The Barnett Shale, similar to all other shale plays,
is really a recovery factor play (i.e. improvements
in technology are the key to unlocking the
significant amounts of gas in place). With current
recovery rates in the Barnett Shale of only 8 to
15% and natural gas prices remaining at their
current historically high levels, there is a strong
likelihood that advances in horizontal drilling and
completion technologies will improve today’s
recovery rates.
The most exciting new shale gas play is the
Fayetteville Shale near Conway County, Arkansas.
After three years of quietly expanding its acreage
position, Model Portfolio member Southwestern
Energy (NYSE:SWN) made significant progress
on its 500,000 acre Fayetteville Shale project last
year. In its application for a development permit
from the Arkansas Oil and Gas Commission, SWN
provided a wealth of information on the play.

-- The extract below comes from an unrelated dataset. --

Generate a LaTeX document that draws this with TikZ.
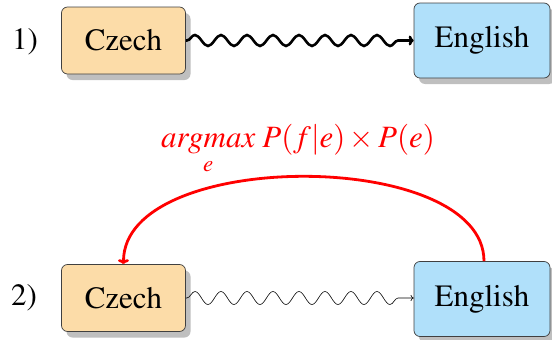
\documentclass[tikz,border=0pt]{standalone}
\usepackage{amsmath}
\usepackage[T1]{fontenc}
\usepackage{mathptmx}
\usetikzlibrary{shadows,decorations.pathmorphing,arrows.meta}
\definecolor{czfill}{RGB}{252,220,168}
\definecolor{enfill}{RGB}{176,224,250}
\begin{document}
\begin{tikzpicture}[x=1pt,y=-1pt,
  font=\fontsize{31}{36}\selectfont,
  box/.style={draw=black!75, line width=0.7pt, rounded corners=6pt,
    drop shadow={shadow xshift=5pt, shadow yshift=-6pt, fill=black!25, opacity=1},
    inner sep=0pt},
  czbox/.style={box, fill=czfill, minimum width=124pt, minimum height=67pt},
  enbox/.style={box, fill=enfill, minimum width=136pt, minimum height=75pt},
  num/.style={inner sep=0pt},
  wavethick/.style={line width=2.6pt, -{To[length=5pt,width=10pt]},
    decorate, decoration={snake, segment length=26pt, amplitude=5.5pt, pre length=1pt, post length=6pt}},
  wavethin/.style={line width=0.6pt, -{To[length=3pt,width=6pt]},
    decorate, decoration={snake, segment length=26pt, amplitude=6.5pt, pre length=1pt, post length=8pt}},
  redarc/.style={red, line width=2.8pt, -{To[length=5pt,width=11pt]}}]
\useasboundingbox (0,0) rectangle (552,340);
\node[num] (n1) at (25,42) {1)};
\node[num] (n2) at (24,298) {2)};
\node[czbox] (cz1) at (123.5,40.5) {Czech};
\node[enbox] (en1) at (482,40.5) {English};
\node[czbox] (cz2) at (123.5,298) {Czech};
\node[enbox] (en2) at (482,299) {English};
\draw[wavethick] (cz1.east) -- (en1.west);
\draw[wavethin] (cz2.east) -- (en2.west |- cz2.east);
\coordinate (rs) at (484,262);
\draw[redarc] (en2.north -| rs) .. controls (484,148) and (123,148) .. (cz2.north);
\node[red, anchor=base] (lbl) at (298,147)
  {$\displaystyle\mathop{argmax}\limits_{e}\,P(f|e)\times P(e)$};
\end{tikzpicture}
\end{document}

SWN indicated that modeling data for two of its
test wells suggest an expected drainage area of 30
acres or less per well, estimated gas-in-place of 58
to 65 bcf per square mile and an estimated ultimate
recovery of 580,000 to 600,000 mcf per well.
Assuming continued positive results and a
favorable price environment, the company plans to
drill up to approximately 160-170 wells in 2005 in
its Fayetteville Shale play.
With several companies in the early stages of
delineating other shale natural gas plays and
continued production growth from existing plays,
there is little doubt that shale gas production in the
US will continue to grow for years to come. Due
to the long life nature of shale gas plays, the
substantial advances in technology in recent years
and today’s high commodity price environment,
the economics of shale gas have never been better.
Savvy investors should seek out companies that are
leaders in the development of new shale gas plays
to take advantage of the significant wealth creation
potential these types of plays offer.